Può ancora la punta, oggetto feticcio del balletto, essere strumento per raccontare il nostro tempo? Con efficacia risponde Sur Pointes, dittico del Ballet National de Marseille diretto da Emio Greco e Pieter C. Scholten che a pochi mesi dal debutto in Francia è stato presentato l’altro ieri nella avveniristica sede del LAC nella stagione di LuganoInScena, coproduttore dello spettacolo con il teatro Grande di Brescia dove Sur Pointes è stasera.

Sur Pointes si apre con Pointless, firmato dal giovane belga Jeroen Verbruggen, pezzo che propone un immaginario nutrito dai cliché del classico: punte, sbarra e tutù. Ma i tre elementi sono trasformati da linee coreografiche non armoniche, dalla decentralizzazione dello spazio, da tutù spiattellati contro il busto o la schiena, indossati, come le punte, da femmine e maschi. Le punte, quasi fossero contemporanee «scarpette rosse» (si ricordi il potere diabolico delle punte nel film del 1948) trascinano i corpi in una dinamica scardinante, con i tutù decomposti in corolle, copricapo, ali, fino a quando, in coni di luce segnati da laser, i danzatori si liberano da tutù e sbarra in duetti sur pointes anche maschili (da segnalare l’italiano Denis Bruno). Un pezzo in cui la ricerca dell’elevazione legata all’origine delle punte rinasce nel paesaggio in trasformazione della contemporaneità.

Se pointless utilizza le punte per un percorso tra immaginario romantico e la danza di oggi, Emio Greco e Pieter C. Scholten in Momentum alzano il tiro e usano la riflessione sulla tecnica classico-accademica per un viaggio sulla condizione umana.
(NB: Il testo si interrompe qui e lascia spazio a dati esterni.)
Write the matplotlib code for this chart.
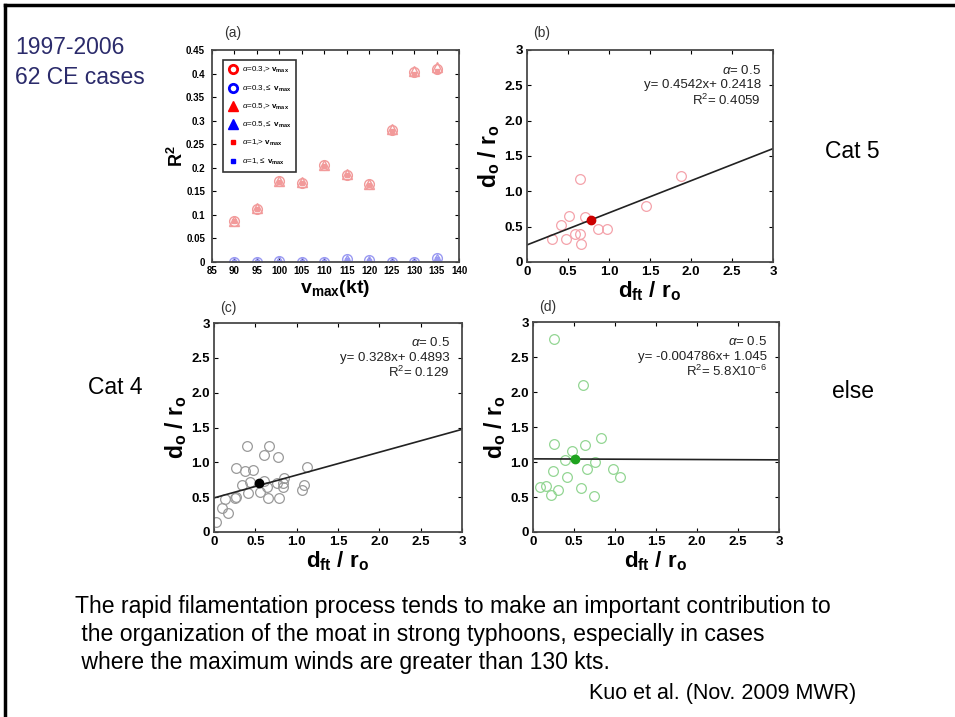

Sopra una partitura rarefatta di Ben Frost, Momentum si apre con l’apparizione di una grande bandiera bianca che sventola sullo sfondo (video di Jean-Cristophe Aubert). Sulla destra c’è Ji Young Lee (danzatrice straordinaria) ferma, in pantaloni chiari, lo sguardo e il corpo rivolto verso il futuro. Dietro un uomo, vestito di bianco. Sullo sfondo altri cinque danzatori, con mantello e cappucci bianchi, uomini e donne. Chi sono questi sette, davanti alla bandiera bianca scossa dal vento che si avvolge su di sé, si dispiega, muta direzione?
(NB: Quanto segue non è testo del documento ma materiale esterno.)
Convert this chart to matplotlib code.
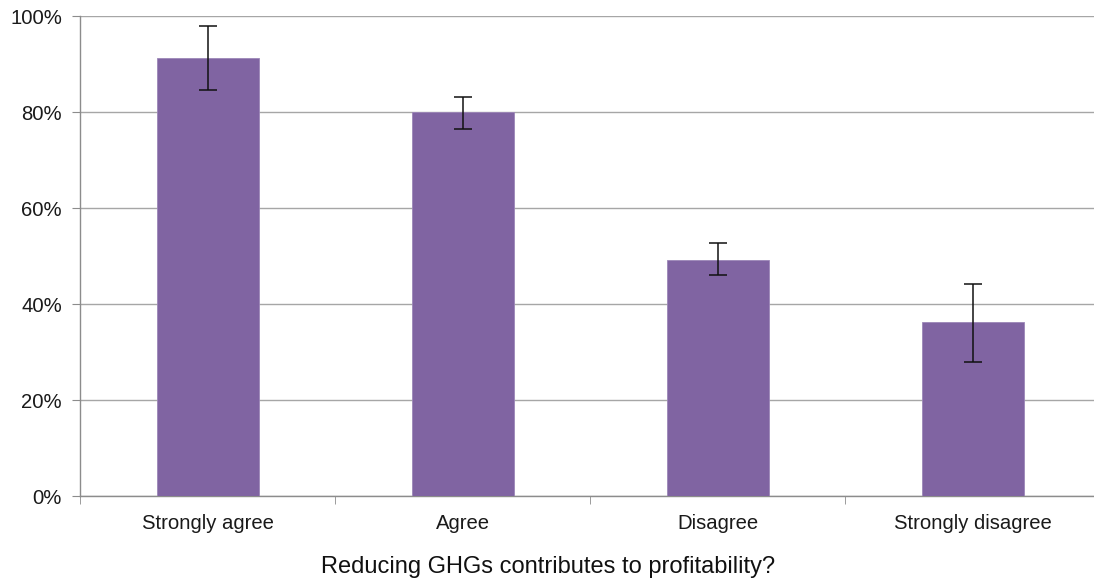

La donna viene avanti. Il suo muoversi in bilico sulle punte dalla riflessione sull’essere danzatrice si apre a un tema più ampio, sociale, che ci confronta metaforicamente sui nostri disequilibri, sulle decisioni che osiamo prendere, sulle cose da cui scappiamo senza scegliere. L’oscillazione fremente tra la rottura dei confini della tecnica classico-accademica e il rientrare nelle sue forme non ci parla solo del linguaggio della danza. Cos’è quella bandiera bianca davanti alla quale la danza ha luogo? È la metafora della nostra arrendevolezza, oppure è lì per spronarci, fiduciosa, ad avere il coraggio di scrivere su di essa la storia?

La danzatrice è tesa portabandiera delle battaglie che ancora non conosciamo, gli altri, che via via si svestono da cappuccio e mantello e la raggiungono, li amiamo come simbolo di una comunità in risveglio. Ci si eleva danzando su quei pochi centimetri delle punte e lo spazio dello sforzo è la lotta dei corpi ribelli, un’altezza da cui a volte si cade, con tutti a terra mentre la partitura evoca boati di guerra che impauriscono e uccidono. Ma in Momentum i ribelli rinascono: altri danzatori del Ballet de Marseille dalla platea salgono in palcoscenico.

Hanno in mano un brandello di bandiera bianca e si uniscono agli altri. Danzano, battendosi con un moto di fierezza una mano sull’altra: è un movimento rubato alla celebre variazione femminile del balletto Raymonda che qui si trasforma in un gesto combattivo, di collettiva consapevolezza e unità.

Perché Momentum è un pezzo politico, una metafora del nostro tempo in bilico, come se tutti danzassimo pericolosamente sur pointes con nell’animo la spinta al mutamento. Compagnia compatta, trasformata in un ottimo ensemble d’autore, grande respiro.